Our book examines SNAP participation in three states that obtained waivers on a county by county basis.

This provides a natural experiment to test the impact of work requirements, enabling us to compare program outcomes across counties and time periods when the requirements were and were not in effect.

Our findings are striking, at first glace appearing to indicate that tough requirements work.

In two states, SNAP spells for non-elderly, childless people who were subject to the requirements were about 30% shorter than spells for similar people who were not subject to them. In the other state, they were 7% shorter.

We did not see similar differences for elderly people or for parents who would not have been subject to the requirements in any event, suggesting that the differences in the time spent on SNAP are due to the requirements rather than to other conditions applying to the counties at those times.
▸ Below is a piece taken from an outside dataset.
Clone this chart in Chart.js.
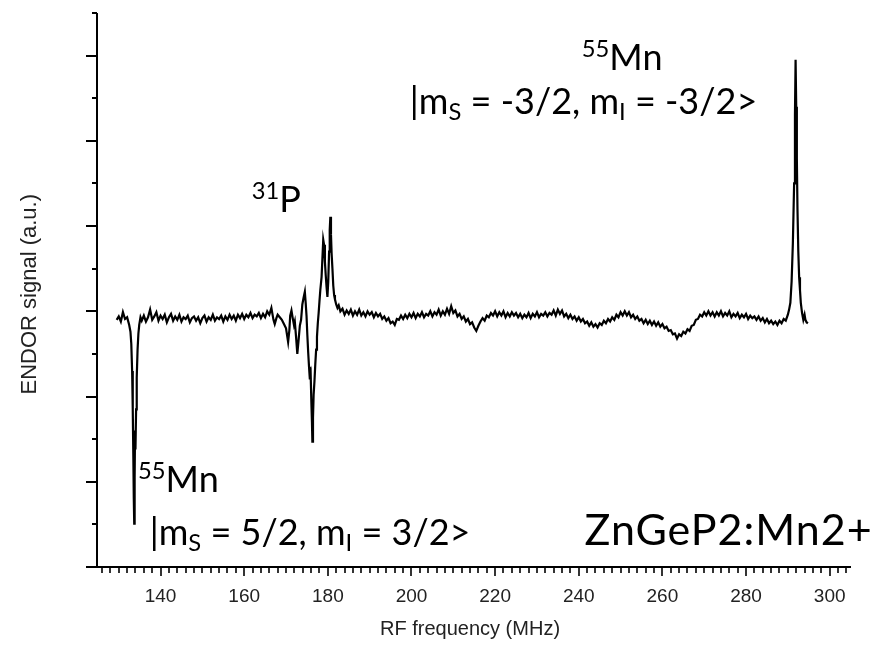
<!DOCTYPE html>
<html>
<head>
<meta charset="utf-8">
<script src="https://cdn.jsdelivr.net/npm/chart.js@4/dist/chart.umd.min.js"></script>
<style>
  html, body { margin: 0; padding: 0; background: #fff; }
  canvas { display: block; }
</style>
</head>
<body>
<canvas id="endor" width="892" height="651"></canvas>
<script>
// ENDOR spectrum of ZnGeP2:Mn2+ : RF frequency (MHz) vs signal (a.u.)
const freqMHz = [
  129.5, 130.0, 130.5, 131.0, 131.5, 132.0, 132.5,
  132.8, 133.0, 133.2, 133.35, 133.5, 133.6, 133.7, 133.8, 133.9, 134.0, 134.15, 134.3, 134.5, 134.7, 134.9, 135.2, 135.5,
  136.0, 136.5, 137.0, 137.5, 138.0, 138.5, 139.0, 139.5, 140.0, 140.5,
  141.0, 141.5, 142.0, 142.5, 143.0, 143.5, 144.0, 144.5, 145.0, 145.5,
  146.0, 146.5, 147.0, 147.5, 148.0, 148.5, 149.0, 149.5, 150.0, 150.5,
  151.0, 151.5, 152.0, 152.5, 153.0, 153.5, 154.0, 154.5, 155.0, 155.5,
  156.0, 156.5, 157.0, 157.5, 158.0, 158.5, 159.0, 159.5, 160.0, 160.5,
  161.0, 161.5, 162.0, 162.5, 163.0, 163.5, 164.0, 164.5, 165.0, 165.5,
  166.0, 166.5, 167.0, 167.3, 167.7, 168.0, 168.5, 169.0, 169.5, 170.0,
  170.5, 170.8, 171.0, 171.3, 171.6, 171.9, 172.1, 172.4, 172.7, 173.0,
  173.3, 173.6, 173.9, 174.2, 174.5, 174.7, 174.9, 175.1, 175.3, 175.5,
  175.7, 175.9, 176.05, 176.2, 176.3, 176.45, 176.6, 176.8, 177.0, 177.2,
  177.4, 177.6, 177.8, 178.0, 178.2, 178.5, 178.7, 178.9, 179.1, 179.3,
  179.5, 179.7, 179.9, 180.1, 180.3, 180.45, 180.6, 180.75, 180.9, 181.1,
  181.3, 181.5, 181.7, 182.0, 182.3, 182.6, 183.0,
  183.5, 184.0, 184.5, 185.0, 185.5, 186.0, 186.5, 187.0, 187.5, 188.0,
  188.5, 189.0, 189.5, 190.0, 190.5, 191.0, 191.5, 192.0, 192.5, 193.0,
  193.5, 194.0, 194.5, 195.0, 195.5, 196.0, 196.5, 197.0, 197.5, 198.0,
  198.5, 199.0, 199.5, 200.0, 200.5, 201.0, 201.5, 202.0, 202.5, 203.0,
  203.5, 204.0, 204.5, 205.0, 205.5, 206.0, 206.5, 207.0, 207.5, 208.0,
  208.5, 209.0, 209.5, 210.0, 210.5, 211.0, 211.5, 212.0, 212.5, 213.0,
  213.5, 214.0, 214.5, 215.0, 215.5, 216.0, 216.5, 217.0, 217.5, 218.0,
  218.5, 219.0, 219.5, 220.0, 220.5, 221.0, 221.5, 222.0, 222.5, 223.0,
  223.5, 224.0, 224.5, 225.0, 225.5, 226.0, 226.5, 227.0, 227.5, 228.0,
  228.5, 229.0, 229.5, 230.0, 230.5, 231.0, 231.5, 232.0, 232.5, 233.0,
  233.5, 234.0, 234.5, 235.0, 235.5, 236.0, 236.5, 237.0, 237.5, 238.0,
  238.5, 239.0, 239.5, 240.0, 240.5, 241.0, 241.5, 242.0, 242.5, 243.0,
  243.5, 244.0, 244.5, 245.0, 245.5, 246.0, 246.5, 247.0, 247.5, 248.0,
  248.5, 249.0, 249.5, 250.0, 250.5, 251.0, 251.5, 252.0, 252.5, 253.0,
  253.5, 254.0, 254.5, 255.0, 255.5, 256.0, 256.5, 257.0, 257.5, 258.0,
  258.5, 259.0, 259.5, 260.0, 260.5, 261.0, 261.5, 262.0, 262.5, 263.0,
  263.5, 264.0, 264.5, 265.0, 265.5, 266.0, 266.5, 267.0, 267.5, 268.0,
  268.5, 269.0, 269.5, 270.0, 270.5, 271.0, 271.5, 272.0, 272.5, 273.0,
  273.5, 274.0, 274.5, 275.0, 275.5, 276.0, 276.5, 277.0, 277.5, 278.0,
  278.5, 279.0, 279.5, 280.0, 280.5, 281.0, 281.5, 282.0, 282.5, 283.0,
  283.5, 284.0, 284.5, 285.0, 285.5, 286.0, 286.5, 287.0, 287.5, 288.0,
  288.5, 289.0, 289.5, 290.0, 290.3,
  290.6, 290.9, 291.2, 291.5, 291.7, 291.85, 292.0, 292.15, 292.3, 292.5,
  292.7, 292.9, 293.1, 293.4, 293.7, 294.0, 294.2, 294.5, 294.8
];

const signal = [
  2.90, 2.94, 2.88, 2.99, 2.91, 2.93, 2.84,
  2.76, 2.62, 2.30, 1.85, 1.25, 0.80, 0.51, 1.05, 1.60, 1.38, 1.85, 2.22, 2.55, 2.74, 2.84, 2.93, 2.89,
  2.95, 2.88, 2.93, 3.02, 2.90, 2.94, 2.99, 2.89, 2.95, 2.91,
  2.96, 2.87, 2.93, 2.97, 2.89, 2.94, 2.90, 2.96, 2.88, 2.93,
  2.91, 2.95, 2.87, 2.92, 2.94, 2.89, 2.93, 2.86, 2.92, 2.95,
  2.88, 2.93, 2.90, 2.96, 2.89, 2.93, 2.91, 2.95, 2.88, 2.94,
  2.90, 2.96, 2.91, 2.95, 2.89, 2.96, 2.92, 2.97, 2.91, 2.96,
  2.93, 2.98, 2.92, 2.96, 2.94, 2.98, 2.92, 2.97, 2.93, 3.00,
  2.96, 3.04, 2.90, 2.85, 2.92, 2.96, 2.93, 2.90, 2.85, 2.80,
  2.64, 2.78, 2.95, 3.01, 2.92, 2.84, 2.88, 2.70, 2.50, 2.66,
  2.83, 2.90, 3.08, 3.16, 3.23, 3.10, 2.95, 2.72, 2.52, 2.35,
  2.20, 2.25, 1.95, 1.70, 1.47, 1.75, 2.02, 2.18, 2.38, 2.55,
  2.70, 2.86, 2.98, 3.12, 3.25, 3.40, 3.62, 3.84, 3.78, 3.58,
  3.42, 3.28, 3.17, 3.35, 3.70, 3.95, 4.11, 3.90, 3.68, 3.50,
  3.30, 3.19, 3.14, 3.08, 3.04, 3.07, 3.00,
  3.03, 2.96, 3.01, 2.97, 3.02, 2.95, 3.00, 2.96, 3.02, 2.95,
  2.99, 2.94, 3.00, 2.96, 2.99, 2.93, 2.98, 2.94, 2.97, 2.91,
  2.94, 2.89, 2.92, 2.86, 2.88, 2.84, 2.91, 2.90, 2.95, 2.91,
  2.96, 2.92, 2.97, 2.93, 2.98, 2.92, 2.97, 2.94, 2.99, 2.93,
  2.97, 2.95, 3.00, 2.94, 2.99, 2.96, 3.02, 2.95, 3.00, 2.96,
  3.03, 2.97, 3.06, 2.98, 3.01, 2.94, 2.97, 2.91, 2.94, 2.88,
  2.91, 2.85, 2.87, 2.81, 2.77, 2.83, 2.88, 2.92, 2.89, 2.95,
  2.93, 2.98, 2.95, 3.00, 2.94, 2.99, 2.95, 3.00, 2.93, 2.98,
  2.94, 2.99, 2.95, 2.98, 2.93, 2.97, 2.92, 2.96, 2.93, 2.98,
  2.92, 2.97, 2.94, 2.99, 2.93, 2.97, 2.95, 2.99, 2.94, 2.98,
  2.96, 3.01, 2.95, 3.02, 2.97, 3.01, 2.94, 2.97, 2.92, 2.96,
  2.91, 2.94, 2.89, 2.93, 2.88, 2.91, 2.86, 2.88, 2.83, 2.87,
  2.82, 2.85, 2.81, 2.86, 2.84, 2.89, 2.86, 2.91, 2.88, 2.93,
  2.90, 2.96, 2.93, 2.99, 2.95, 3.00, 2.95, 2.99, 2.93, 2.96,
  2.91, 2.94, 2.89, 2.91, 2.86, 2.90, 2.85, 2.89, 2.84, 2.88,
  2.83, 2.87, 2.82, 2.85, 2.80, 2.82, 2.77, 2.78, 2.73, 2.74,
  2.68, 2.73, 2.71, 2.76, 2.74, 2.79, 2.77, 2.83, 2.84, 2.90,
  2.91, 2.96, 2.94, 2.99, 2.95, 3.00, 2.95, 2.99, 2.94, 2.99,
  2.95, 3.00, 2.94, 2.98, 2.95, 3.00, 2.93, 2.97, 2.94, 2.98,
  2.92, 2.96, 2.93, 2.97, 2.91, 2.95, 2.92, 2.94, 2.90, 2.94,
  2.89, 2.92, 2.87, 2.91, 2.86, 2.89, 2.85, 2.88, 2.84, 2.89,
  2.86, 2.91, 2.89, 2.96, 3.02,
  3.10, 3.35, 3.80, 4.50, 5.30, 5.95, 5.40, 4.80, 4.20, 3.70,
  3.40, 3.25, 3.10, 2.98, 2.90, 2.96, 2.90, 2.87, 2.86
];

// Labelled frequency ticks and axis range
const freqTicks = [140, 160, 180, 200, 220, 240, 260, 280, 300];
const freqRange = [124.8, 305.1];
const signalRange = [0, 6.5];

const axisFont = '"Liberation Sans", Arial, sans-serif';
const noteFont = 'Lato, "Noto Sans", sans-serif';

// Peak annotations, anchored in data coordinates (freq, signal)
const notes = [
  { at: [240.7, 5.83], size: 36, spacing: 0, parts: [['55', 1], ['Mn', 0]] },
  { at: [199.6, 5.31], size: 36, spacing: 0, parts: [['|m', 0], ['S', -1], [' = -3/2, m', 0], ['I', -1], [' = -3/2>', 0]] },
  { at: [161.8, 4.17], size: 36, spacing: 0, parts: [['31', 1], ['P', 0]] },
  { at: [134.6, 0.88], size: 36, spacing: 0, parts: [['55', 1], ['Mn', 0]] },
  { at: [137.4, 0.26], size: 36, spacing: 0, parts: [['|m', 0], ['S', -1], [' = 5/2, m', 0], ['I', -1], [' = 3/2>', 0]] },
  { at: [241.4, 0.26], size: 43, spacing: 1, parts: [['ZnGeP2:Mn2+', 0]] }
];

function drawRich(ctx, x, y, parts, size, spacing) {
  let cx = x;
  ctx.letterSpacing = spacing + 'px';
  for (const [t, mode] of parts) {
    const s = mode === 0 ? size : size * 0.66;
    const dy = mode === 1 ? -size * 0.36 : (mode === -1 ? size * 0.16 : 0);
    ctx.font = s + 'px ' + noteFont;
    ctx.fillText(t, cx, y + dy);
    cx += ctx.measureText(t).width;
  }
  ctx.letterSpacing = '0px';
}

const framePlugin = {
  id: 'frame',
  afterDraw(chart) {
    const { ctx, chartArea: a, scales: { x, y } } = chart;
    ctx.save();
    ctx.strokeStyle = '#000';
    ctx.fillStyle = '#000';
    ctx.lineWidth = 2;
    ctx.lineCap = 'butt';

    // axis lines
    ctx.beginPath();
    ctx.moveTo(a.left, a.top);
    ctx.lineTo(a.left, a.bottom);
    ctx.lineTo(a.right, a.bottom);
    ctx.stroke();

    // y ticks: major every 1, minor halfway
    for (let v = signalRange[0]; v <= signalRange[1] + 1e-9; v += 0.5) {
      const py = Math.round(y.getPixelForValue(v));
      const len = Math.abs(v - Math.round(v)) < 1e-6 ? 11 : 5;
      ctx.beginPath();
      ctx.moveTo(a.left - len, py);
      ctx.lineTo(a.left, py);
      ctx.stroke();
    }

    // x ticks: minor every 2 MHz, major at labels
    ctx.lineWidth = 1.6;
    for (let f = 126; f <= freqRange[1]; f += 2) {
      const px = Math.round(x.getPixelForValue(f));
      const len = freqTicks.includes(f) ? 9 : 6;
      ctx.beginPath();
      ctx.moveTo(px, a.bottom);
      ctx.lineTo(px, a.bottom + len);
      ctx.stroke();
    }

    // x tick labels
    ctx.fillStyle = '#222';
    ctx.font = '19px ' + axisFont;
    ctx.textAlign = 'center';
    ctx.textBaseline = 'middle';
    for (const f of freqTicks) {
      ctx.fillText(String(f), x.getPixelForValue(f), a.bottom + 30);
    }

    // axis titles
    ctx.font = '20px ' + axisFont;
    ctx.fillText('RF frequency (MHz)', x.getPixelForValue(214), a.bottom + 62);
    ctx.save();
    ctx.translate(30, y.getPixelForValue(3.2));
    ctx.rotate(-Math.PI / 2);
    ctx.font = '22px ' + axisFont;
    ctx.fillText('ENDOR signal (a.u.)', 0, 0);
    ctx.restore();

    // annotations
    ctx.fillStyle = '#000';
    ctx.textAlign = 'left';
    ctx.textBaseline = 'alphabetic';
    for (const n of notes) {
      drawRich(ctx, x.getPixelForValue(n.at[0]), y.getPixelForValue(n.at[1]), n.parts, n.size, n.spacing);
    }
    ctx.restore();
  }
};

new Chart(document.getElementById('endor'), {
  type: 'line',
  data: {
    datasets: [{
      data: freqMHz.map((f, i) => ({ x: f, y: signal[i] })),
      borderColor: '#000',
      borderWidth: 2.2,
      pointRadius: 0,
      tension: 0,
      fill: false
    }]
  },
  options: {
    responsive: false,
    animation: false,
    devicePixelRatio: 1,
    layout: { padding: { left: 97, top: 13, right: 41, bottom: 84 } },
    scales: {
      x: { type: 'linear', min: freqRange[0], max: freqRange[1], display: false },
      y: { min: signalRange[0], max: signalRange[1], display: false }
    },
    plugins: { legend: { display: false }, tooltip: { enabled: false } }
  },
  plugins: [framePlugin]
});
</script>
</body>
</html>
Almost all the changes in program participation occurred in the first few months of being on SNAP, before the the three-month time limit kicked in.


It looked like success – tough requirements had got people off benefits – until we examined what happened to those people who stopped receiving benefits.

In a separate study we examined whether the people who left SNAP because of the work requirements found jobs. We found that only half did. Half did not, meaning that many people were forced off benefits without having an independent means to provide for themselves.

Implications for Australia

Several Australian assistance programs, including Newstart, Youth Allowance for job seekers and Parenting Payment single for parents of school-age children, have mutual requirements like those in the US.

These include entering into job plans, actively searching for work and interacting with service providers. People who fail to meet the requirements risk losing some or all of their benefits.

Over time, the proportion of people covered by these requirements has grown.

Sometimes it has happened directly, such as the recent widening in the age range of people subject to the rules.

Sometimes it has happened indirectly as assistance programs without requirements have been terminated and replaced with Newstart.


It might be happening by using the prospect of so-called robo-debt audits to frighten people away from claiming benefits, and it might soon be done by imposing indignities such as drug tests on Newstart recipients.

If Australia is like the US, these measures will get far more people off benefits than they get into work.

We don’t know what will happen to them. One of the downsides of studying administrative records is that when people are no longer included in the records they vanish from sight.

But it won’t mean they will actually disappear. Getting people off benefits shouldn’t be an end in itself, unless we really don’t care what will happen to them.